* REQUIREMENT
Quote the whole listing word for word. Do not include the pictures.

* RAW DATA
## Start

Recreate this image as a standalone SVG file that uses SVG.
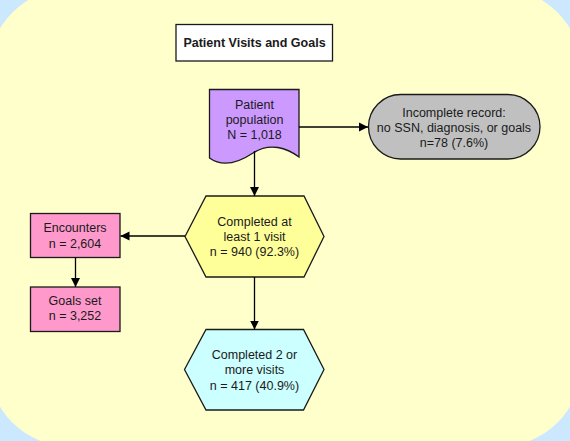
<svg xmlns="http://www.w3.org/2000/svg" width="570" height="441" viewBox="0 0 570 441">
<defs>
<style>
.s{stroke:#1a1a1a;stroke-width:1.3}
.t{font-family:"Liberation Sans",Arial,sans-serif;font-size:12.5px;fill:#1a1a1a;text-anchor:middle}
.c{stroke:#000;stroke-width:1.3;fill:none;marker-end:url(#ah)}
</style>
<marker id="ah" markerWidth="10" markerHeight="10" refX="9" refY="5" orient="auto" markerUnits="userSpaceOnUse">
<path d="M0,0.5 L9,5 L0,9.5 Z" fill="#000"/>
</marker>
</defs>
<rect x="0" y="0" width="570" height="441" fill="#cce8ff"/>
<rect x="-11" y="-11" width="592" height="457" rx="80" ry="80" fill="#ffffcc"/>
<g id="title">
<rect class="s" x="176" y="24.5" width="156.5" height="36.5" fill="#ffffff"/>
<text class="t" x="254.5" y="46.8" font-weight="bold">Patient Visits and Goals</text>
</g>
<g id="population">
<path class="s" d="M209.5,89.5 H299 V157 C287,148 270,142 253,153 C238,163 222,167 209.5,158 Z" fill="#cc99ff"/>
<text class="t" x="254.5" y="108.5">Patient</text>
<text class="t" x="254.5" y="123.5">population</text>
<text class="t" x="254.5" y="138.5">N = 1,018</text>
</g>
<g id="incomplete">
<rect class="s" x="368.5" y="94.5" width="171.5" height="64.5" rx="32.25" ry="32.25" fill="#c0c0c0"/>
<text class="t" x="454" y="116.5">Incomplete record:</text>
<text class="t" x="454" y="131.5">no SSN, diagnosis, or goals</text>
<text class="t" x="454" y="146.5">n=78 (7.6%)</text>
</g>
<g id="visit1">
<polygon class="s" points="185,236.5 206,196 304,196 324,236.5 304,277 206,277" fill="#ffff99"/>
<text class="t" x="254.5" y="226">Completed at</text>
<text class="t" x="254.5" y="240.5">least 1 visit</text>
<text class="t" x="254.5" y="255.5">n = 940 (92.3%)</text>
</g>
<g id="encounters">
<rect class="s" x="30.5" y="213.5" width="89.5" height="44" fill="#ff99cc"/>
<text class="t" x="75" y="232">Encounters</text>
<text class="t" x="75" y="247.5">n = 2,604</text>
</g>
<g id="goals">
<rect class="s" x="30.5" y="287" width="89.5" height="44.5" fill="#ff99cc"/>
<text class="t" x="75" y="304.5">Goals set</text>
<text class="t" x="75" y="319.5">n = 3,252</text>
</g>
<g id="visit2">
<polygon class="s" points="184.5,369.5 206,329.5 303.5,329.5 324,369.5 303.5,410 206,410" fill="#ccffff"/>
<text class="t" x="254.5" y="358.5">Completed 2 or</text>
<text class="t" x="254.5" y="374">more visits</text>
<text class="t" x="254.5" y="389.5">n = 417 (40.9%)</text>
</g>
<g id="connectors">
<path class="c" d="M299,127 H368"/>
<path class="c" d="M254.5,151 V196"/>
<path class="c" d="M185,236 H120.5"/>
<path class="c" d="M75.5,257.5 V287"/>
<path class="c" d="M254.5,277 V329.5"/>
</g>
</svg>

## End

* RESULT OF THE TASK
Recreate this image as a standalone SVG file that uses SVG.
<svg xmlns="http://www.w3.org/2000/svg" width="570" height="441" viewBox="0 0 570 441">
<defs>
<style>
.s{stroke:#1a1a1a;stroke-width:1.3}
.t{font-family:"Liberation Sans",Arial,sans-serif;font-size:12.5px;fill:#1a1a1a;text-anchor:middle}
.c{stroke:#000;stroke-width:1.3;fill:none;marker-end:url(#ah)}
</style>
<marker id="ah" markerWidth="10" markerHeight="10" refX="9" refY="5" orient="auto" markerUnits="userSpaceOnUse">
<path d="M0,0.5 L9,5 L0,9.5 Z" fill="#000"/>
</marker>
</defs>
<rect x="0" y="0" width="570" height="441" fill="#cce8ff"/>
<rect x="-11" y="-11" width="592" height="457" rx="80" ry="80" fill="#ffffcc"/>
<g id="title">
<rect class="s" x="176" y="24.5" width="156.5" height="36.5" fill="#ffffff"/>
<text class="t" x="254.5" y="46.8" font-weight="bold">Patient Visits and Goals</text>
</g>
<g id="population">
<path class="s" d="M209.5,89.5 H299 V157 C287,148 270,142 253,153 C238,163 222,167 209.5,158 Z" fill="#cc99ff"/>
<text class="t" x="254.5" y="108.5">Patient</text>
<text class="t" x="254.5" y="123.5">population</text>
<text class="t" x="254.5" y="138.5">N = 1,018</text>
</g>
<g id="incomplete">
<rect class="s" x="368.5" y="94.5" width="171.5" height="64.5" rx="32.25" ry="32.25" fill="#c0c0c0"/>
<text class="t" x="454" y="116.5">Incomplete record:</text>
<text class="t" x="454" y="131.5">no SSN, diagnosis, or goals</text>
<text class="t" x="454" y="146.5">n=78 (7.6%)</text>
</g>
<g id="visit1">
<polygon class="s" points="185,236.5 206,196 304,196 324,236.5 304,277 206,277" fill="#ffff99"/>
<text class="t" x="254.5" y="226">Completed at</text>
<text class="t" x="254.5" y="240.5">least 1 visit</text>
<text class="t" x="254.5" y="255.5">n = 940 (92.3%)</text>
</g>
<g id="encounters">
<rect class="s" x="30.5" y="213.5" width="89.5" height="44" fill="#ff99cc"/>
<text class="t" x="75" y="232">Encounters</text>
<text class="t" x="75" y="247.5">n = 2,604</text>
</g>
<g id="goals">
<rect class="s" x="30.5" y="287" width="89.5" height="44.5" fill="#ff99cc"/>
<text class="t" x="75" y="304.5">Goals set</text>
<text class="t" x="75" y="319.5">n = 3,252</text>
</g>
<g id="visit2">
<polygon class="s" points="184.5,369.5 206,329.5 303.5,329.5 324,369.5 303.5,410 206,410" fill="#ccffff"/>
<text class="t" x="254.5" y="358.5">Completed 2 or</text>
<text class="t" x="254.5" y="374">more visits</text>
<text class="t" x="254.5" y="389.5">n = 417 (40.9%)</text>
</g>
<g id="connectors">
<path class="c" d="M299,127 H368"/>
<path class="c" d="M254.5,151 V196"/>
<path class="c" d="M185,236 H120.5"/>
<path class="c" d="M75.5,257.5 V287"/>
<path class="c" d="M254.5,277 V329.5"/>
</g>
</svg>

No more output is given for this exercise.